What is CSR v SSR v SSG v ISR?
One of the benefits of NextJS is that it offers Server Side Rendering (SSR), alongside traditional Client Side Rendering (CSR). It also supports Static Site Generation (SSG) alongside Incremental Static Regeneration (ISR).
In this article, we will explore what these terms mean and why they matter.
Client Side Rendering — CSR
CSR is what most people will be familiar with. It is the standard React way of serving a website. The request comes in, the server hands the files over and the client renders a page in the browser.
For dynamic, interactive applications where the data served should be live — like a messaging app for example — this makes sense. But in other situations, it is totally inadequate. If you had a one and done, never needs to be updated website (perhaps an About Us page), why should you force the client to get the latest data?
Server Side Rendering — SSR
SSR is where the server does some of the work for the browser. It renders the page and serves it to the client. The important thing to note is that this isn’t fully interactive. The page is displayed but not interactable; in the background, the browser must still download the JS files to make it interactive.
However, the appearance is that of a faster load time. There is less white page waiting before a user can begin to look at the page. Additionally, this improves SEO performance as the page can be indexed faster and the First Contentful Paint time (moment when some content is rendered after the request) is decreased.

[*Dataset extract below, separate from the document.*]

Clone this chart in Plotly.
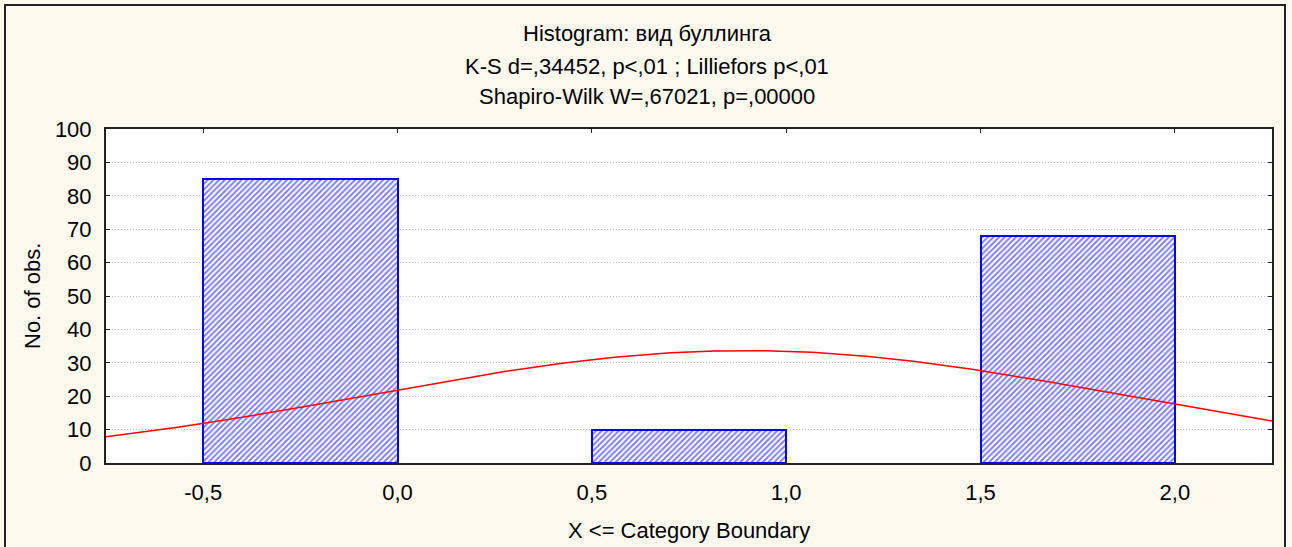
import numpy as np
import plotly.graph_objects as go

# histogram bins (X <= category boundary)
bin_lo = [-0.5, 0.5, 1.5]
bin_hi = [0.0, 1.0, 2.0]
counts = [85, 10, 68]
# category value represented by each bin (upper boundary)
values = [0, 1, 2]

y_ticks = [0, 10, 20, 30, 40, 50, 60, 70, 80, 90, 100]
x_ticks = [-0.5, 0.0, 0.5, 1.0, 1.5, 2.0]
x_tick_labels = ["-0,5", "0,0", "0,5", "1,0", "1,5", "2,0"]

title_lines = [
    "Histogram: вид буллинга",
    "K-S d=,34452, p<,01 ; Lilliefors p<,01",
    "Shapiro-Wilk W=,67021, p=,00000",
]

FONT = "Liberation Sans, Arial, sans-serif"
BG = "#fdf9ef"

# fitted normal curve (expected counts for bin width)
vals = np.array(values, dtype=float)
cnt = np.array(counts, dtype=float)
n = cnt.sum()
mean = (vals * cnt).sum() / n
sd = np.sqrt(((vals - mean) ** 2 * cnt).sum() / (n - 1))
width = bin_hi[0] - bin_lo[0]
xs = np.linspace(-0.75, 2.25, 300)
ys = n * width * np.exp(-0.5 * ((xs - mean) / sd) ** 2) / (sd * np.sqrt(2 * np.pi))

centers = [(a + b) / 2 for a, b in zip(bin_lo, bin_hi)]
widths = [b - a for a, b in zip(bin_lo, bin_hi)]

bars = go.Bar(x=centers, y=counts, width=widths,
              marker=dict(color="white",
                          line=dict(color="#0000ff", width=2),
                          pattern=dict(shape="/", fgcolor="#0000ff", bgcolor="white",
                                       size=4, solidity=0.5)),
              showlegend=False, hoverinfo="x+y")

curve = go.Scatter(x=xs, y=ys, mode="lines",
                   line=dict(color="#ff0000", width=1.5),
                   showlegend=False, hoverinfo="skip")

fig = go.Figure(data=[bars, curve])

# pixel helpers for annotation placement (plot area 106..1272 x 129..463)
L, R, T, B = 106, 1272, 129, 463
def px(x):
    return (x - L) / (R - L)
def py(y):
    return (B - y) / (B - T)

annotations = []
for txt, yy in zip(title_lines, [34, 66, 97]):
    annotations.append(dict(text=txt, x=px(647), y=py(yy), xref="paper", yref="paper",
                            xanchor="center", yanchor="middle", showarrow=False,
                            font=dict(family=FONT, size=22, color="black")))
annotations.append(dict(text="X <= Category Boundary", x=px(689), y=py(530),
                        xref="paper", yref="paper", xanchor="center", yanchor="middle",
                        showarrow=False, font=dict(family=FONT, size=22, color="black")))
annotations.append(dict(text="No. of obs.", x=px(32), y=py(296), textangle=-90,
                        xref="paper", yref="paper", xanchor="center", yanchor="middle",
                        showarrow=False, font=dict(family=FONT, size=22, color="black")))

fig.update_layout(
    width=1292, height=547,
    margin=dict(l=L, r=1292 - R, t=T, b=547 - B),
    paper_bgcolor=BG, plot_bgcolor="white",
    separators=", ",
    bargap=0,
    font=dict(family=FONT, size=22, color="black"),
    annotations=annotations,
    shapes=[dict(type="rect", xref="paper", yref="paper",
                 x0=px(5), x1=px(1285), y0=py(560), y1=py(5),
                 line=dict(color="#222222", width=2), fillcolor="rgba(0,0,0,0)",
                 layer="below")],
    xaxis=dict(range=[-0.75, 2.25], tickvals=x_ticks, ticktext=x_tick_labels,
               showgrid=False, zeroline=False,
               showline=True, linecolor="#222222", linewidth=2, mirror="ticks",
               ticks="inside", ticklen=4, tickcolor="#222222",
               tickfont=dict(family=FONT, size=22), ticklabelstandoff=9),
    yaxis=dict(range=[0, 100], tickvals=y_ticks,
               showgrid=True, gridcolor="#bdbdbd", griddash="1px,2px", gridwidth=1,
               zeroline=False,
               showline=True, linecolor="#222222", linewidth=2, mirror="ticks",
               ticks="inside", ticklen=4, tickcolor="#222222",
               tickfont=dict(family=FONT, size=22), ticklabelstandoff=8),
)

fig.write_html("out.html", config={"displayModeBar": False},
               post_script="document.body.style.margin='0';document.body.style.padding='0';")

The cost of using SSR is the increased server load. Every request requires the server to do the work of rendering the page and with many users this can lead to bottlenecks.
Static Site Generation — SSG
SSG takes it a step further then SSR and builds the entire page at build time. This page is then reused for each request, easing the strain on the server that SSR brings. SSG can be built while fetching data from external sources if that data is accessible at build time.
The downside to this is an increased build time but also that old data is being served. If you built the site a week ago and updated it today, you would need to rebuild the site again in order to display the updated data. Which leads us to..
Incremental Static Regeneration-ISR
Imagine that you had used SSG to build a blog site. Then you create a new blog post. With SSG, that new blog won’t show on the home page or be accessible at all — it wasn’t available during build time, it isn’t available now. You would have to rebuild the site in order to serve the new blog post, which would get tedious very quickly.
Introducing ISR, where you can automate the rebuild time of a site every x seconds/minutes/days. (With NextJS, ISR is available with 1 extra line of code on top of SSG).
The disadvantages of ISR lies with the its hybrid nature of old data and new data. Which will a user see? It’s unknown and depends on the timing, potentially making it hard to debug or duplicate errors. If you were using ISR for a storefront and had limited inventory, you could potentially oversell something because the old site hadn’t updated to reflect your out of stock status.
Which Should I Use?
It really depends on what you need your site to do. It is a balance of load times, up to date content and server load. Any given application will want some things more then others.
Though, I’d argue that most sites would want to use a mixture of them. SSG for static pages (eg, About Us), CSR for dynamic, up-to-date content (eg, messaging), SSR for loading the latest data with the fastest times, and ISR for loading not the latest but pretty up to date information (eg, blog post).
If you want anything other then CSR, I would recommend you strongly consider using NextJS because it supports all of them.